Skip all pictures. Write out the data below from its first line through the line that contains "const series = [grade1, grade2, grade3, grade4];".

★ ★ ★ ★ ★ ★ ★

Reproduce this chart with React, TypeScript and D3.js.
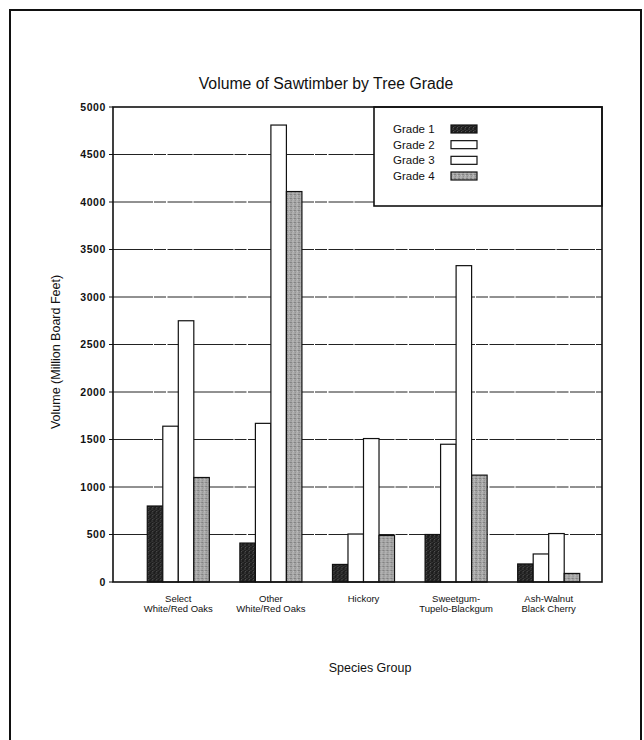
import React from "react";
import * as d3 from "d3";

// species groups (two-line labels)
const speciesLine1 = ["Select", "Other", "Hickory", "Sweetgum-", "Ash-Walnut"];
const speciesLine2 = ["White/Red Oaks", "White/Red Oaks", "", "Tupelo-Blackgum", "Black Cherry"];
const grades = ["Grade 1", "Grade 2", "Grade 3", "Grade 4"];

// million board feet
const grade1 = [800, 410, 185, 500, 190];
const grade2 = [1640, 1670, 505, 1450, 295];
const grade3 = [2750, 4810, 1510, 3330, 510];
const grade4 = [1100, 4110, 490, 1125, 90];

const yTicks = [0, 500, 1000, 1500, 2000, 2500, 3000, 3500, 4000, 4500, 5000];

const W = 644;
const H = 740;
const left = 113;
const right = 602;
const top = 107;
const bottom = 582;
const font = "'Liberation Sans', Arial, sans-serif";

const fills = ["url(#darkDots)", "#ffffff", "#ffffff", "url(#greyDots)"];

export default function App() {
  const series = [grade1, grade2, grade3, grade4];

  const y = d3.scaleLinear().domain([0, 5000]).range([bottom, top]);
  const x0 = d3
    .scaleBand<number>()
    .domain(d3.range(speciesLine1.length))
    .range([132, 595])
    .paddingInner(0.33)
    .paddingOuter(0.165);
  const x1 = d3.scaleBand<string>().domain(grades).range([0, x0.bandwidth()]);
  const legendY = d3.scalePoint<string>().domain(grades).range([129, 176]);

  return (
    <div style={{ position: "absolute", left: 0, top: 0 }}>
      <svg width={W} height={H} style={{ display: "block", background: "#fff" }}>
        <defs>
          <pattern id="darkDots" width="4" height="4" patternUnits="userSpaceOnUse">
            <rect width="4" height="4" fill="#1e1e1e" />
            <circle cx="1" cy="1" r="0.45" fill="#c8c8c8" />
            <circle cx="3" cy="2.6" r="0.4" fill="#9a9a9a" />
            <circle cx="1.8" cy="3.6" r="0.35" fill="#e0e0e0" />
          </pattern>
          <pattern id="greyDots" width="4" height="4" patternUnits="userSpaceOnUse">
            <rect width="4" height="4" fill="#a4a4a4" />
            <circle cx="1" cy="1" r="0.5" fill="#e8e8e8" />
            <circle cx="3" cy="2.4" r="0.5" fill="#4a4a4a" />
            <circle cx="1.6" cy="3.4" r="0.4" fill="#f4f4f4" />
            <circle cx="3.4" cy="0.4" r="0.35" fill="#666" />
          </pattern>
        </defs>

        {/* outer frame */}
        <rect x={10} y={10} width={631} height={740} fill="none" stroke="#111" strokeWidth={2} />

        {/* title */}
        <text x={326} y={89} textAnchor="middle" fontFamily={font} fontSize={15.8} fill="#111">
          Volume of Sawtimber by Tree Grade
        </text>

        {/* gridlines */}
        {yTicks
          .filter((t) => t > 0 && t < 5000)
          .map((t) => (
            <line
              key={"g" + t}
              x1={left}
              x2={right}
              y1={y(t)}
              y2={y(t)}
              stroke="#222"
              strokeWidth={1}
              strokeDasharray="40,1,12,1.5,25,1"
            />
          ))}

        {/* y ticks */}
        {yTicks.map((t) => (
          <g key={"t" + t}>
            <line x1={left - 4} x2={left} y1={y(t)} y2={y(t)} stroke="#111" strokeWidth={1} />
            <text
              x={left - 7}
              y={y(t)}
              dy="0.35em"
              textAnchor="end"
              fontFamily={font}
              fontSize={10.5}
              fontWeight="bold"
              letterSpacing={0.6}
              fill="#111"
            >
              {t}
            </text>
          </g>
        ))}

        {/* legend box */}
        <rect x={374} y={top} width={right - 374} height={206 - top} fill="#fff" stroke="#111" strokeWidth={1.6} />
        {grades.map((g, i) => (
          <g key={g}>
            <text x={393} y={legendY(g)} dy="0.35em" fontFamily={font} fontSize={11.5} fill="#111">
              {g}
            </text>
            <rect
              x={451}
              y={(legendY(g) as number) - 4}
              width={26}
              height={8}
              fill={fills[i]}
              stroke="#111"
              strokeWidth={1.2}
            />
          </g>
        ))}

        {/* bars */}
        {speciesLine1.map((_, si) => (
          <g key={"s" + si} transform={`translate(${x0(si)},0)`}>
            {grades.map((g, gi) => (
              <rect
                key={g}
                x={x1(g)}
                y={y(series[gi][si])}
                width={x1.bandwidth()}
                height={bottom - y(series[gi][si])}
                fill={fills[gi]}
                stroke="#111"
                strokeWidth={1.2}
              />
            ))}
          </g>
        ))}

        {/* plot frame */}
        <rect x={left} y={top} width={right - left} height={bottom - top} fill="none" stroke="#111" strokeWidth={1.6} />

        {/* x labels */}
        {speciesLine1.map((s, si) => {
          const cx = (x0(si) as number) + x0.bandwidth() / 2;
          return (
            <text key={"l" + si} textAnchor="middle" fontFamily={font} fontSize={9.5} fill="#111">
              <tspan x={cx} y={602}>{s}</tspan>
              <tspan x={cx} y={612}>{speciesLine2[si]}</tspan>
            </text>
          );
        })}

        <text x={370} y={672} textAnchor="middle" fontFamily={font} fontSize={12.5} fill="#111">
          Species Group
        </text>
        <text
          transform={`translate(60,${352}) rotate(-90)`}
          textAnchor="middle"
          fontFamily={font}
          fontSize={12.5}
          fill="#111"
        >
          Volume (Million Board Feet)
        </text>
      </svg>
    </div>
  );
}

★ ★ ★ ★ ★ ★ ★

→ **Result**:
Reproduce this chart with React, TypeScript and D3.js.
import React from "react";
import * as d3 from "d3";

// species groups (two-line labels)
const speciesLine1 = ["Select", "Other", "Hickory", "Sweetgum-", "Ash-Walnut"];
const speciesLine2 = ["White/Red Oaks", "White/Red Oaks", "", "Tupelo-Blackgum", "Black Cherry"];
const grades = ["Grade 1", "Grade 2", "Grade 3", "Grade 4"];

// million board feet
const grade1 = [800, 410, 185, 500, 190];
const grade2 = [1640, 1670, 505, 1450, 295];
const grade3 = [2750, 4810, 1510, 3330, 510];
const grade4 = [1100, 4110, 490, 1125, 90];

const yTicks = [0, 500, 1000, 1500, 2000, 2500, 3000, 3500, 4000, 4500, 5000];

const W = 644;
const H = 740;
const left = 113;
const right = 602;
const top = 107;
const bottom = 582;
const font = "'Liberation Sans', Arial, sans-serif";

const fills = ["url(#darkDots)", "#ffffff", "#ffffff", "url(#greyDots)"];

export default function App() {
  const series = [grade1, grade2, grade3, grade4];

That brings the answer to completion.